Mounting Siren *and* speaker?

IVB

Senior Member
We had a break-in a few houses away, its on the rise, so I'm going to finally install the Elk siren I bought in '06. I don't think I want to use it as the main speaker output as it'll be damn loud.
 
Question:
1) Has anyone mounted both? If so, how? If you're using an Elk, did you put a speaker on output 1, siren on output 2 as per the manual or something else?
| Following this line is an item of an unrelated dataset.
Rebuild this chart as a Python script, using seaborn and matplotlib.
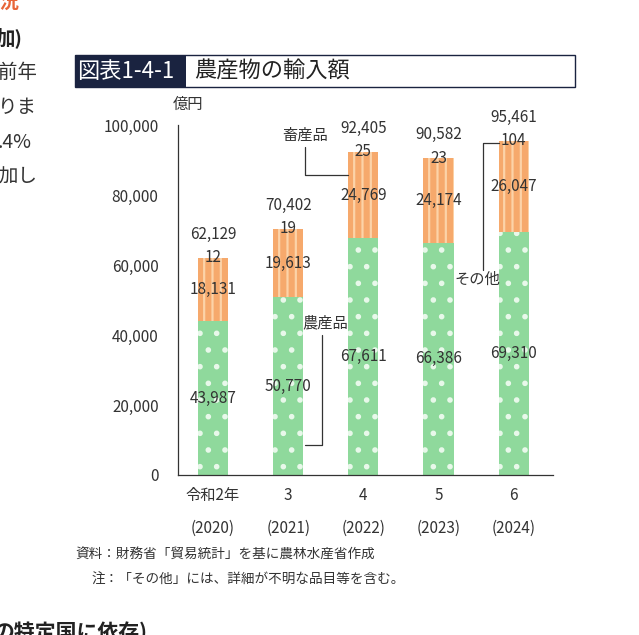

2) What did you put for Burglary duration? I think the default is 10m but that seems long.
 
 
 
Speakers, main and kp2 keypad, on the inside from output 1.
 
Elk 150RT siren on the outside, output 2 drives a relay, power from Altronix power supply.
 
Strobe on the outside, output 3 relay, power from Altronix power supply.
Rule driven, 30 minutes.
 
Additional moose screamers on the inside, output 9 (M1RB), power from Altronix power supply.
Rule driven, 15 minutes.
 
I think default burg is 5 minutes.
 
 
I question the useful of an outside siren.   I think I'm going to reduce the time to 1 minute.  
 
The screamers make life miserable for an intruder.   They stay on for 15 minutes in an alarm.  I'm going to add more of them.
 
My theory is that if the alarm goes off the screamers will drive the bad guy out of the house, the siren wails for a minute while he runs away like a little girl.   Very unlikely the popo will get there anytime soon so no need to annoy the neighbors.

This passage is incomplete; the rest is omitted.